The question of how much oil is leaking has been crucial from Day 1 of the crisis. Since BP is liable for every barrel spilled, its estimates have been viewed with skepticism and even ridicule. A NOAA flow-rate group eventually raised the original BP estimate of 5,000 barrels per day, placing it between 12,000 and 19,000 barrels a day. Others have said it's really more, perhaps as much as 30,000 barrels per day.

Considering the questions about earlier estimates and the increased flow from the cut riser pipe, at least one expert – Ira Leifer, a member of the government's Flow Rate Technical Group (FRTG) – believes the current flow could be greater than before. The group had estimated a 20 percent increase in the flow after the cut of the riser pipe.

“The well pipe clearly is fluxing way more than it did before,” Dr.
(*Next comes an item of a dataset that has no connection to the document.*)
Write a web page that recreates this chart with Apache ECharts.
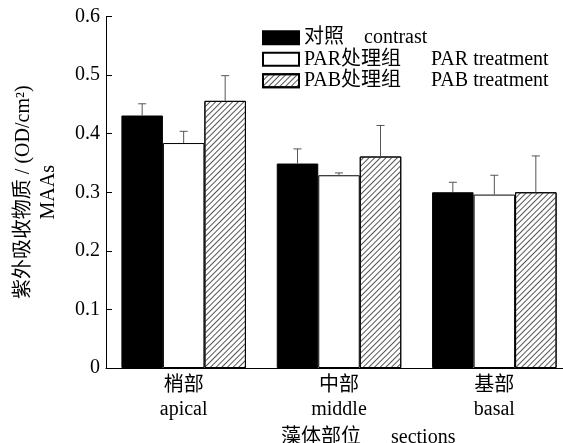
<!DOCTYPE html>
<html lang="zh">
<head>
    <meta charset="UTF-8">
    <title>MAAs</title>
    <script src="https://cdn.jsdelivr.net/npm/echarts@6/dist/echarts.min.js"></script>
</head>
<body style="margin:0">
    <div id="main" style="width: 563px;height:443px;"></div>
    <script type="text/javascript">
        // 数据
        const sections = ['梢部\napical', '中部\nmiddle', '基部\nbasal'];
        const seriesNames = ['对照    contrast', 'PAR处理组      PAR treatment', 'PAB处理组      PAB treatment'];
        const contrast = [0.431, 0.349, 0.300];
        const parTreat = [0.384, 0.329, 0.296];
        const pabTreat = [0.456, 0.361, 0.300];
        const contrastErr = [0.020, 0.025, 0.017];
        const parErr = [0.020, 0.004, 0.033];
        const pabErr = [0.043, 0.053, 0.062];

        const font = "'Liberation Serif', 'Noto Sans CJK SC', serif";
        const barW = 41.5;
        var myChart = echarts.init(document.getElementById('main'));

        const means = [contrast, parTreat, pabTreat];
        const errs = [contrastErr, parErr, pabErr];
        let errData = [];
        for (let s = 0; s < 3; s++) {
            for (let i = 0; i < sections.length; i++) {
                errData.push([i, means[s][i], errs[s][i], s]);
            }
        }

        function renderErr(params, api) {
            const idx = api.value(0);
            const m = api.value(1);
            const e = api.value(2);
            const s = api.value(3);
            const base = api.coord([idx, m]);
            const top = api.coord([idx, m + e]);
            const x = base[0] + (s - 1) * barW;
            const style = { stroke: '#555', lineWidth: 1 };
            return {
                type: 'group',
                children: [
                    { type: 'line', shape: { x1: x, y1: base[1], x2: x, y2: top[1] }, style: style },
                    { type: 'line', shape: { x1: x - 4, y1: top[1], x2: x + 4, y2: top[1] }, style: style }
                ]
            };
        }

        const option = {
            animation: false,
            title: {
                text: '藻体部位      sections',
                left: 276,
                top: 423,
                textStyle: { fontFamily: font, fontSize: 20, fontWeight: 'normal', color: '#000' }
            },
            legend: {
                orient: 'vertical',
                left: 257,
                top: 22,
                icon: 'rect',
                itemWidth: 36,
                itemHeight: 13,
                itemGap: 0,
                data: seriesNames,
                textStyle: { fontFamily: font, fontSize: 20, color: '#000', lineHeight: 21.5 }
            },
            grid: { left: 106, top: 16.5, bottom: 75, width: 466, outerBoundsMode: 'none' },
            xAxis: [{
                type: 'category',
                data: sections,
                axisLine: { lineStyle: { color: '#000', width: 1 } },
                axisTick: { alignWithLabel: true, inside: true, length: 5, lineStyle: { color: '#000', width: 2 } },
                axisLabel: { fontFamily: font, fontSize: 20, color: '#000', lineHeight: 24, margin: 6 }
            }, {
                type: 'category',
                data: sections,
                position: 'bottom',
                axisLine: { show: false },
                axisTick: { inside: true, length: 5, lineStyle: { color: '#000', width: 2 } },
                axisLabel: { show: false }
            }],
            yAxis: {
                type: 'value',
                min: 0,
                max: 0.6,
                interval: 0.1,
                name: '紫外吸收物质 / (OD/cm²)\nMAAs',
                nameLocation: 'middle',
                nameRotate: 90,
                nameGap: 45,
                nameTextStyle: { fontFamily: font, fontSize: 20, color: '#000', lineHeight: 25 },
                axisLine: { show: true, lineStyle: { color: '#000', width: 1 } },
                axisTick: { show: true, inside: true, length: 6, lineStyle: { color: '#000' } },
                splitLine: { show: false },
                axisLabel: {
                    fontFamily: font, fontSize: 20, color: '#000', margin: 6,
                    formatter: function (v) { return v === 0 ? '0' : v.toFixed(1); }
                }
            },
            series: [{
                name: seriesNames[0],
                type: 'bar',
                barWidth: barW,
                barGap: '0%',
                data: contrast,
                itemStyle: { color: '#000', borderColor: '#000', borderWidth: 1 }
            }, {
                name: seriesNames[1],
                type: 'bar',
                barWidth: barW,
                barGap: '0%',
                data: parTreat,
                itemStyle: { color: '#fff', borderColor: '#000', borderWidth: 1 }
            }, {
                name: seriesNames[2],
                type: 'bar',
                barWidth: barW,
                barGap: '0%',
                data: pabTreat,
                itemStyle: {
                    color: '#fff', borderColor: '#000', borderWidth: 1,
                    decal: {
                        symbol: 'rect',
                        color: '#555',
                        dashArrayX: [1, 0],
                        dashArrayY: [1, 3],
                        rotation: -Math.PI / 4
                    }
                }
            }, {
                type: 'custom',
                renderItem: renderErr,
                data: errData,
                z: 5
            }]
        };

        myChart.setOption(option);
    </script>
</body>
</html>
Leifer, a researcher at the University of California, Santa Barbara, tells The New York Times. “By way more, I don’t mean 20 percent, I mean multiple factors.”

The flow rate is difficult to measure, but the new top cap device should make it easier, since the oil flowing onto surface tankers can be measured to the pint. But those tapping into the BP live feed can witness the massive geyser rising from around the top of the lower marine riser package to which BP attached the top-cap device.
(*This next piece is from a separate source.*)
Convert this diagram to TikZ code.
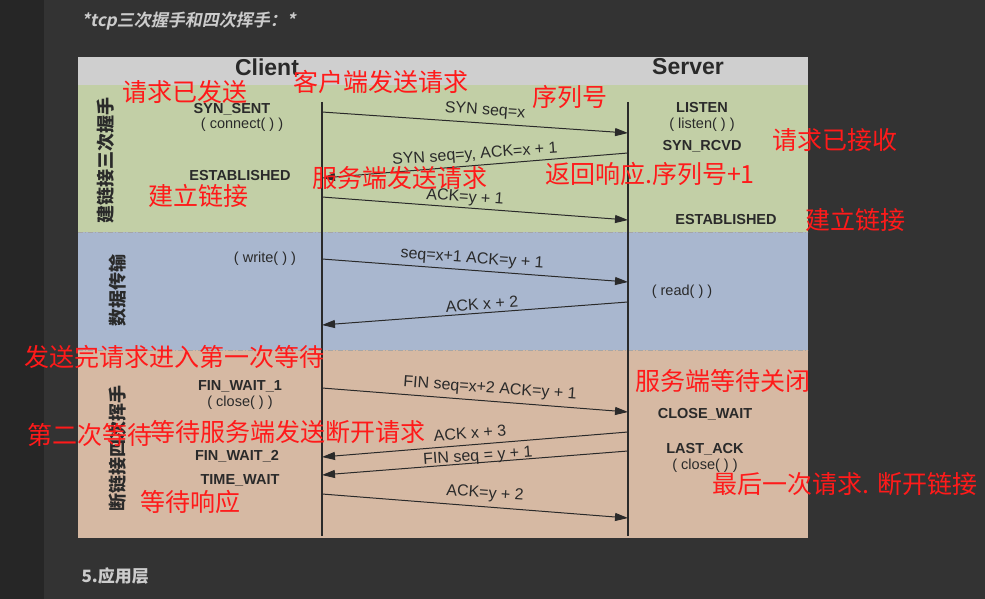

Even at the current capture rate of 14,800 barrels, or 621,000 gallons, a day, the containment cap would represent BP’s greatest success so far.
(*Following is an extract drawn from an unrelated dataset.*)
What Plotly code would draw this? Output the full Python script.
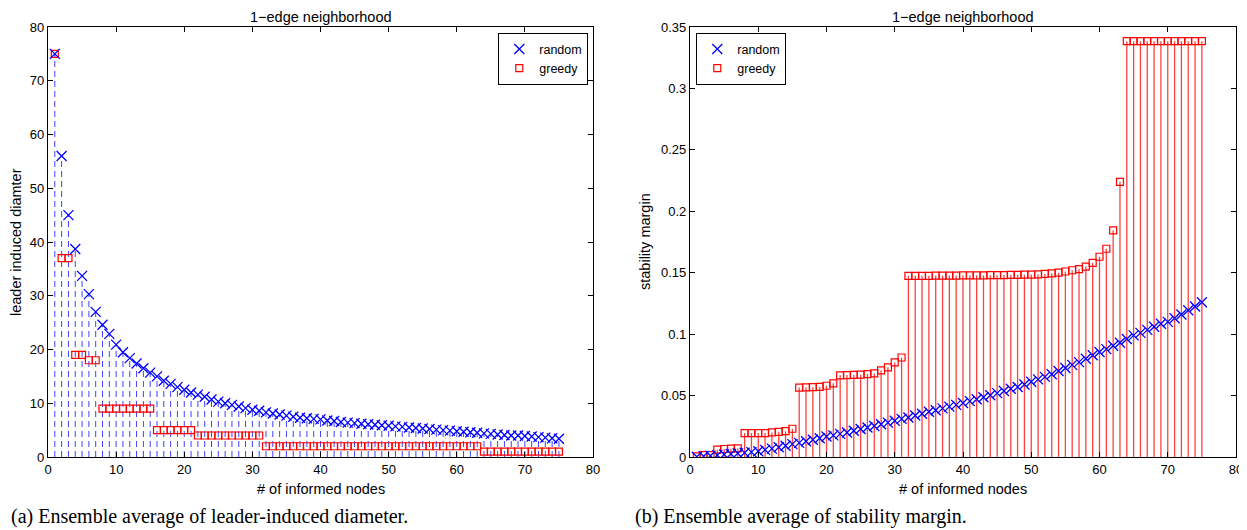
import plotly.graph_objects as go

# ---------------- data ----------------
nodes = list(range(1, 76))

diam_random = [75.0, 56.0, 45.0, 38.7, 33.7, 30.3, 27.0, 24.6, 22.9, 20.9,
               19.5, 18.4, 17.4, 16.5, 15.7, 15.0, 14.2, 13.6, 13.0, 12.5,
               12.0, 11.6, 11.2, 10.7, 10.3, 10.0, 9.7, 9.4, 9.1, 8.8,
               8.6, 8.3, 8.1, 7.9, 7.7, 7.5, 7.3, 7.2, 7.1, 7.0,
               6.8, 6.7, 6.5, 6.4, 6.3, 6.2, 6.1, 6.0, 5.9, 5.8,
               5.7, 5.6, 5.5, 5.4, 5.3, 5.2, 5.1, 5.0, 4.9, 4.8,
               4.7, 4.6, 4.5, 4.4, 4.3, 4.2, 4.1, 4.0, 4.0, 3.9,
               3.8, 3.7, 3.6, 3.5, 3.4]

diam_greedy = [75, 37, 37, 19, 19, 18, 18, 9, 9, 9,
               9, 9, 9, 9, 9, 5, 5, 5, 5, 5,
               5, 4, 4, 4, 4, 4, 4, 4, 4, 4,
               4, 2, 2, 2, 2, 2, 2, 2, 2, 2,
               2, 2, 2, 2, 2, 2, 2, 2, 2, 2,
               2, 2, 2, 2, 2, 2, 2, 2, 2, 2,
               2, 2, 2, 1, 1, 1, 1, 1, 1, 1,
               1, 1, 1, 1, 1]

margin_random = [0.0002, 0.0006, 0.0010, 0.0015, 0.0020, 0.0025, 0.0030, 0.0035, 0.0040, 0.0047,
                 0.0058, 0.0068, 0.0080, 0.0092, 0.0105, 0.0115, 0.0128, 0.0140, 0.0153, 0.0167,
                 0.0176, 0.0188, 0.0200, 0.0213, 0.0228, 0.0240, 0.0252, 0.0266, 0.0280, 0.0295,
                 0.0310, 0.0322, 0.0338, 0.0352, 0.0368, 0.0380, 0.0396, 0.0410, 0.0424, 0.0440,
                 0.0455, 0.0470, 0.0487, 0.0502, 0.0520, 0.0537, 0.0555, 0.0570, 0.0590, 0.0612,
                 0.0632, 0.0652, 0.0673, 0.0700, 0.0725, 0.0750, 0.0772, 0.0800, 0.0828, 0.0855,
                 0.0878, 0.0905, 0.0930, 0.0960, 0.0990, 0.1010, 0.1035, 0.1060, 0.1085, 0.1100,
                 0.1130, 0.1160, 0.1195, 0.1225, 0.1260]

margin_greedy = [0.0005, 0.0015, 0.0015, 0.0060, 0.0065, 0.0068, 0.0070, 0.0195, 0.0195, 0.0195,
                 0.0195, 0.0200, 0.0205, 0.0210, 0.0230, 0.0565, 0.0567, 0.0568, 0.0570, 0.0580,
                 0.0600, 0.0665, 0.0667, 0.0668, 0.0670, 0.0675, 0.0680, 0.0705, 0.0730, 0.0770,
                 0.0810, 0.1475, 0.1475, 0.1475, 0.1475, 0.1476, 0.1476, 0.1477, 0.1477, 0.1478,
                 0.1478, 0.1479, 0.1479, 0.1480, 0.1480, 0.1481, 0.1482, 0.1483, 0.1484, 0.1485,
                 0.1487, 0.1490, 0.1495, 0.1500, 0.1510, 0.1520, 0.1530, 0.1550, 0.1580, 0.1630,
                 0.1695, 0.1845, 0.2240, 0.3385, 0.3385, 0.3385, 0.3385, 0.3385, 0.3385, 0.3385,
                 0.3385, 0.3385, 0.3385, 0.3385, 0.3385]

x_ticks = [0, 10, 20, 30, 40, 50, 60, 70, 80]
y1_ticks = [0, 10, 20, 30, 40, 50, 60, 70, 80]
y2_ticks = [0, 0.05, 0.1, 0.15, 0.2, 0.25, 0.3, 0.35]

title_text = "1\u2212edge neighborhood"
xlabel = "# of informed nodes"
ylabel1 = "leader induced diamter"
ylabel2 = "stability margin"
cap_a = "(a) Ensemble average of leader-induced diameter."
cap_b = "(b) Ensemble average of stability margin."


def stems(xs, ys):
    sx, sy = [], []
    for a, b in zip(xs, ys):
        sx += [a, a, None]
        sy += [0, b, None]
    return sx, sy


# the page body has an 8px margin, so the figure is sized to the visible area
OFF = 8
W, H = 1247 - OFF, 530 - OFF


def fx(p):  # window pixel -> paper x
    return (p - OFF) / W


def fy(p):  # window pixel -> paper y
    return 1 - (p - OFF) / H


fig = go.Figure()

# left panel
sx, sy = stems(nodes, diam_random)
fig.add_trace(go.Scatter(x=sx, y=sy, mode="lines", showlegend=False, hoverinfo="skip",
                         line=dict(color="rgba(0,0,255,0.75)", width=1, dash="6px,4px"),
                         xaxis="x", yaxis="y"))
fig.add_trace(go.Scatter(x=nodes, y=diam_greedy, mode="markers", name="greedy",
                         marker=dict(symbol="square-open", size=7, color="red",
                                     line=dict(width=1.2, color="red")),
                         xaxis="x", yaxis="y", legend="legend", legendrank=2))
fig.add_trace(go.Scatter(x=nodes, y=diam_random, mode="markers", name="random",
                         marker=dict(symbol="x-thin-open", size=10, color="blue",
                                     line=dict(width=1.3, color="blue")),
                         xaxis="x", yaxis="y", legend="legend", legendrank=1))

# right panel
sx, sy = stems(nodes, margin_greedy)
fig.add_trace(go.Scatter(x=sx, y=sy, mode="lines", showlegend=False, hoverinfo="skip",
                         line=dict(color="rgba(255,0,0,0.75)", width=1.3),
                         xaxis="x2", yaxis="y2"))
fig.add_trace(go.Scatter(x=nodes, y=margin_greedy, mode="markers", name="greedy",
                         marker=dict(symbol="square-open", size=7, color="red",
                                     line=dict(width=1.2, color="red")),
                         xaxis="x2", yaxis="y2", legend="legend2", legendrank=2))
fig.add_trace(go.Scatter(x=nodes, y=margin_random, mode="markers", name="random",
                         marker=dict(symbol="x-thin-open", size=10, color="blue",
                                     line=dict(width=1.3, color="blue")),
                         xaxis="x2", yaxis="y2", legend="legend2", legendrank=1))

tick_font = dict(family="Liberation Sans", size=13, color="black")
axis_common = dict(showline=True, linecolor="black", linewidth=1.3, mirror="ticks",
                   ticks="inside", ticklen=5, tickcolor="black", tickwidth=1,
                   showgrid=False, zeroline=False, tickfont=tick_font, automargin=False)

ydom = [fy(457), fy(27)]

fig.update_layout(
    template="none",
    width=W, height=H,
    margin=dict(l=0, r=0, t=0, b=0, autoexpand=False),
    paper_bgcolor="white", plot_bgcolor="white",
    font=dict(family="Liberation Sans", color="black"),
    xaxis=dict(domain=[fx(48), fx(593)], range=[0, 80], tickvals=x_ticks, anchor="y", **axis_common),
    yaxis=dict(domain=ydom, range=[0, 80], tickvals=y1_ticks, anchor="x", **axis_common),
    xaxis2=dict(domain=[fx(690), fx(1236)], range=[0, 80], tickvals=x_ticks, anchor="y2", **axis_common),
    yaxis2=dict(domain=ydom, range=[0, 0.35], tickvals=y2_ticks, anchor="x2", **axis_common),
    legend=dict(x=fx(588), xanchor="right", y=fy(33), yanchor="top",
                bordercolor="black", borderwidth=1.3, bgcolor="white",
                font=dict(family="Liberation Sans", size=12.5), tracegroupgap=0),
    legend2=dict(x=fx(696), xanchor="left", y=fy(33), yanchor="top",
                 bordercolor="black", borderwidth=1.3, bgcolor="white",
                 font=dict(family="Liberation Sans", size=12.5), tracegroupgap=0),
)


def ann(text, px, py, size, xanchor="center", angle=0, family="Liberation Sans"):
    fig.add_annotation(text=text, x=fx(px), y=fy(py), xref="paper", yref="paper",
                       xanchor=xanchor, yanchor="middle", showarrow=False, textangle=angle,
                       font=dict(family=family, size=size, color="black"))


ann(title_text, 320.5, 17, 14.5)
ann(title_text, 963, 17, 14.5)
ann(xlabel, 320.5, 489, 14.5)
ann(xlabel, 963, 489, 14.5)
ann(ylabel1, 16, 242, 14.5, angle=-90)
ann(ylabel2, 645, 242, 14.5, angle=-90)
ann(cap_a, 8.5, 516, 20, xanchor="left", family="Liberation Serif")
ann(cap_b, 633, 516, 20, xanchor="left", family="Liberation Serif")

fig.write_html("out.html")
At the higher end of government estimates, nearly 40 million gallons of oil have escaped, four times that of the Exxon Valdez. BP could incur fines of up to $4,800 per barrel of oil that's escaped. BP says it simply does not know the true extent of the leaking oil. "How much that is, we'd all love to know," Kent Wells, a BP executive, told reporters Monday. "It's really difficult to tell."

The company has an obligation to come up with a firm flow-rate number, says Rep. Edward Markey (D) of Massachusetts, a sharp critic of BP throughout the spill. "At this time, BP appears to know how much oil is being captured, which is encouraging," he wrote in a letter to BP Tuesday. "Yet BP still does not appear to know precisely how much oil is actually escaping, which is discouraging."

Estimating the size of the spill at the source instead of as it approaches the shore, Representative Markey says, "is critical, not only in terms of the efficacy of the temporary cap solution, but also in terms of the size and extent of the needed spill response and the ultimate effects on the environment."

BP has learned lessons from earlier attempts to capture the oil, and moved cautiously over the weekend in shutting several valves and manifolds to reduce the escaping oil, calibrating so as not to build up pressure that could blow the device off or allow water to enter the siphoned oil, which could lead to the kind of build up of methane crystals that thwarted an earlier attempt to put a larger cofferdam over the wellhead. There are also questions about the availability of enough processing capacity at the surface to hold the siphoned crude.

Concerns about the real effect of the top-cap procedure put into sharp relief the difficult work being done by the FRTG, which was convened to study the extent of the plume.

If some 14,000 barrels per day is being siphoned off the current geyser, it could throw that group's preliminary estimates of up to 19,000 barrels a day into question, as well. The committee expects to issue a new estimate later this week, but it wasn't clear Tuesday whether that estimate would include the post-top-cap situation.

The backdrop is that a subgroup of the FRTG has not been able to determine an upper range for the flow estimate.

The analysis done has used satellite maps and high-definition images of the spurting oil itself to estimate the rate of flow. Leifer, the flow-rate group member, says BP has been stonewalling attempts to get more accurate images of the plume to analyze. Allen said last week that all his requests to BP chief Tony Hayward have been honored quickly.

The lack of a "downhole" sensing device to accurately measure the flow has unduly complicated spill mathematics, says Elgie Holstein, a former Department of Energy chief of staff and currently an oil-spill expert at the Environmental Defense Fund in Washington.

"This is a bit like watching some sort of grainy crime video from a 7-Eleven robbery," he says. "People have been treating this as though it's some exotic science, but the problem is we have to engage in all these mathematical gymnastics when the basic monitoring devices aren't available to us."